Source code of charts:

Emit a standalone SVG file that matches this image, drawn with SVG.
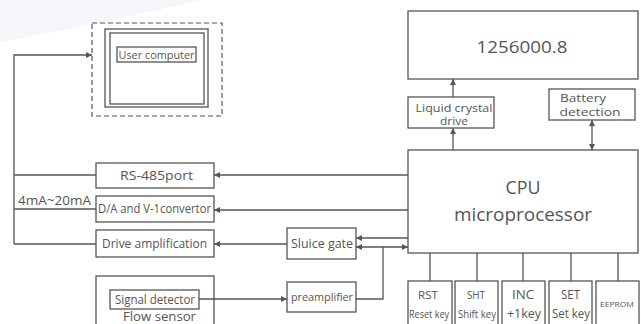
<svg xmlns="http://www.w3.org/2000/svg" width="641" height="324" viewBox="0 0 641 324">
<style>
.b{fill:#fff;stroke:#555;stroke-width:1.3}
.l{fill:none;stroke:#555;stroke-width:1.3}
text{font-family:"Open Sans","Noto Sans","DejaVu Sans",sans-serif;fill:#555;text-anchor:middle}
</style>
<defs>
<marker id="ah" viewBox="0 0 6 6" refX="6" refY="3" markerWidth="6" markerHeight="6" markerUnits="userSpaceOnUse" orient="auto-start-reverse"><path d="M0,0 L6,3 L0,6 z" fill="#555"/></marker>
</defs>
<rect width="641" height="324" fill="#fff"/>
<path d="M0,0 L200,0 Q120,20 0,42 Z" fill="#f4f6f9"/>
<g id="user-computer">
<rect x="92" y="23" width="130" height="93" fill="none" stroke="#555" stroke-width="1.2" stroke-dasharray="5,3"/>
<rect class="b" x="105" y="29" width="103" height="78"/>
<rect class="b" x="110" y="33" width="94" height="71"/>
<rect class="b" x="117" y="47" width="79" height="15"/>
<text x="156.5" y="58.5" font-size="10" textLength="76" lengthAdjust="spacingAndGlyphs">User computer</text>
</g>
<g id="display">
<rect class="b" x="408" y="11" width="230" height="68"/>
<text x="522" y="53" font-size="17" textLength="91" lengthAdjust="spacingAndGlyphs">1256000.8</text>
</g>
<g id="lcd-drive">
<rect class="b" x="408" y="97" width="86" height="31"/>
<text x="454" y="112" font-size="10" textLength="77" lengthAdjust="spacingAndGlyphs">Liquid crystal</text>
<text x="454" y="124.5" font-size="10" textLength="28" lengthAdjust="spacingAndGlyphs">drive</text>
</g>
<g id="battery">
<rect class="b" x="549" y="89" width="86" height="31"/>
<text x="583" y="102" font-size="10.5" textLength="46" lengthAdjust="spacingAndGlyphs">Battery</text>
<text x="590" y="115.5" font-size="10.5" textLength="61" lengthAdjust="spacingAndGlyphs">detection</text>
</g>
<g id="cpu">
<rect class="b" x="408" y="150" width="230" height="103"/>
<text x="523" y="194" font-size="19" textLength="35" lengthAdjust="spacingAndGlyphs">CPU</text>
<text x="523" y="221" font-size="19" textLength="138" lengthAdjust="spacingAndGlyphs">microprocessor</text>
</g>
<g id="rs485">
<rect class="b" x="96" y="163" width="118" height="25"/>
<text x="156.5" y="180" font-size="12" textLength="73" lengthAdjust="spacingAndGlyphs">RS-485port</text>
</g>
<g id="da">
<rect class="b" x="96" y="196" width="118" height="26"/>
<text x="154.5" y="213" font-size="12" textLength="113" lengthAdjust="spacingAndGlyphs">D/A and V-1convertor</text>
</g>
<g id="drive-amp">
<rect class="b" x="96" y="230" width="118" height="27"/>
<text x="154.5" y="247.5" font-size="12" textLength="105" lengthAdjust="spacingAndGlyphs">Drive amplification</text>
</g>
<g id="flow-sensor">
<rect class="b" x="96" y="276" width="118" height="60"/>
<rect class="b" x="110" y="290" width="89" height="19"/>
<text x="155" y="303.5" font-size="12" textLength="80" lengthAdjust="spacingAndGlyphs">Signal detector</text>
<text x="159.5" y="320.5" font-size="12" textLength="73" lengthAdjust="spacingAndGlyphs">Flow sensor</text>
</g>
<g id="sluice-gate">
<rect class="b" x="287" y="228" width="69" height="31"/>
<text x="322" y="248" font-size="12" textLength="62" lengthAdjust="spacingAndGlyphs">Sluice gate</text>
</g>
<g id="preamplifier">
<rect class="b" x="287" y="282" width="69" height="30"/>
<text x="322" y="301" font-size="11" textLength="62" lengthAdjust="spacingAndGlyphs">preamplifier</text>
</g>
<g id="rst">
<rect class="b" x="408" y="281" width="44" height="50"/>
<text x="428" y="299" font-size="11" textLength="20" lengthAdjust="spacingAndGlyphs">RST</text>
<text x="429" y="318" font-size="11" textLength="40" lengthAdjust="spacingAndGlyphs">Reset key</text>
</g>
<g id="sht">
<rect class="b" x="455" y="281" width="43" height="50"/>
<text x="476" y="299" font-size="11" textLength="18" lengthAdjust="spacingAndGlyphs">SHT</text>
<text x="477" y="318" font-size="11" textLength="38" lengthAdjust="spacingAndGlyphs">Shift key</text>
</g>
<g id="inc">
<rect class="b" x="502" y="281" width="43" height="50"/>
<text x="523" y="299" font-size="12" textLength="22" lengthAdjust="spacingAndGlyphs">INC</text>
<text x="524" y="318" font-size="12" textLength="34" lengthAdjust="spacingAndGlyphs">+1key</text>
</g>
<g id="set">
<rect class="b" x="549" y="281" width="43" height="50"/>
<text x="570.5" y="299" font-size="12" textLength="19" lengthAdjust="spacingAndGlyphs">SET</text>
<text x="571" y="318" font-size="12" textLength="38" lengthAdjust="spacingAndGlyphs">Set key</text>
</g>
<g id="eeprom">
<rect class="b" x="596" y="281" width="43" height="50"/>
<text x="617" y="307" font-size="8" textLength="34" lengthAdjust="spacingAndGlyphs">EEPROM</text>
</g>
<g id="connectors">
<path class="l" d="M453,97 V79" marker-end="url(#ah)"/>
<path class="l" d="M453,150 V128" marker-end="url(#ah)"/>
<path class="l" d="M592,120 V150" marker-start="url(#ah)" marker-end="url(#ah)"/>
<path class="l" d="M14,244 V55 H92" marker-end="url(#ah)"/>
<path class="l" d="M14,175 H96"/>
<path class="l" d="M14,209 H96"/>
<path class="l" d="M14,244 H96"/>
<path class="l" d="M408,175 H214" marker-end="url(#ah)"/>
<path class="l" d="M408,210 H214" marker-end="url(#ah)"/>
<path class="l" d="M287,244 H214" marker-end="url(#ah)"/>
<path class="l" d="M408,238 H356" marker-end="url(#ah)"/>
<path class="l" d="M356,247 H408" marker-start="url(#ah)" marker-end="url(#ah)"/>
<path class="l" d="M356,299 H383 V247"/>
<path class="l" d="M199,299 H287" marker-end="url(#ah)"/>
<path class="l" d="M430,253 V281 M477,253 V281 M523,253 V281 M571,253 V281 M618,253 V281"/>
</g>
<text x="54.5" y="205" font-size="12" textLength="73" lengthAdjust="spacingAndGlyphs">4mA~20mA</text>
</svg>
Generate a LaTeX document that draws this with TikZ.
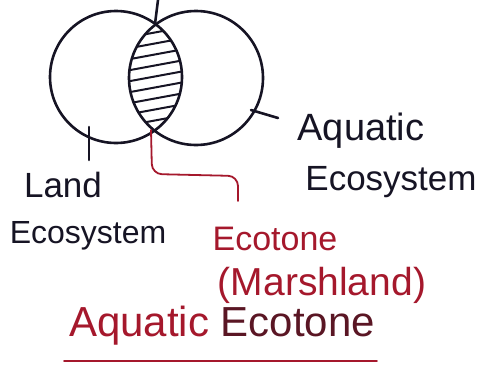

- _Work to be completed_: Select every line of the material above holding the word "that" and copy it.

- _Expected answer_:
Emit a standalone SVG file that matches this image, drawn with SVG.
Generate a LaTeX document that draws this with TikZ.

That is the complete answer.